Heuristics for detecting class text encoding

When Eiffel Software implement support for class texts written in Unicode, it is important to detect which Unicode encoding scheme is in use. Note that class authors will want to write class text in UTF-8 for certain (support for other encoding schemes is sporadic amongst programmers text editors), UTF-16/UTF-16BE/UTF-16LE probably (especially on Windows systems, or in East Asia), and least likely in UTF-32/UTF-32BE/UTF-32LE. The ECMA standard does not (yet - I have raised the issue) address the matter of encoding schemes. I trust it will allow either all 7 freely, or (better), just UTF-8 (without a BOM), and UTF-16 and UTF-32 (with the aditional requirement of a BOM).

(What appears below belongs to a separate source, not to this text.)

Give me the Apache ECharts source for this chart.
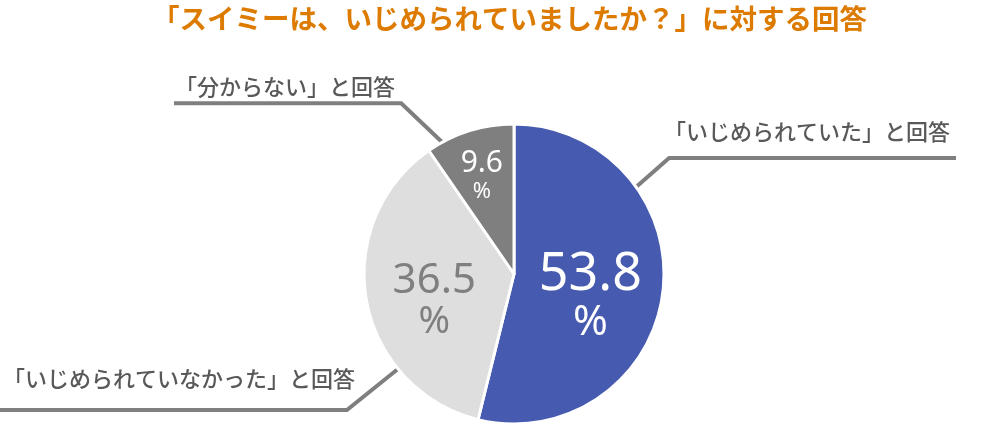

If my suggestion in Mixing Unicode and Latin-1 class texts is followed, and I hope it is, then the compiler will already know from the cluster definition, whether or not a class is written in a Unicode encoding scheme or not. Therefore confusion with Latin-1 texts does not arise.

If only UTF-8 (without a BOM), and UTF-16 and UTF-32 (with the aditional requirement of a BOM) are allowed, then the heuristic is simple - if it has a BOM, examine the first four bytes - this determines the encoding. If it is not a BOM, then it is UTF-8.

Otherwise, simple heuristics can reliably determine the encoding scheme of the class by reading the first line of the class text as a sequence of octets (e.g. reading it as a STRING_8 and interpreting the `code' of each "character").

The class text can only begin with one of the following:

White space, indexing, notes, class, deferred, expanded, frozen

or a byte-order-mark (have I missed anything? --Ericb 19:21, 30 March 2007 (CEST): yes: comments starting with -- ).

So these can all be tested for all seven possible encodings (you only have to read 8 bytes).

Note that the Eiffel Studio editor should save class texts in an encoding scheme according to a user preference. I recommend allowing only UTF-8 (without a BOM), and UTF-16 and UTF-32 (with the aditional requirement of a BOM).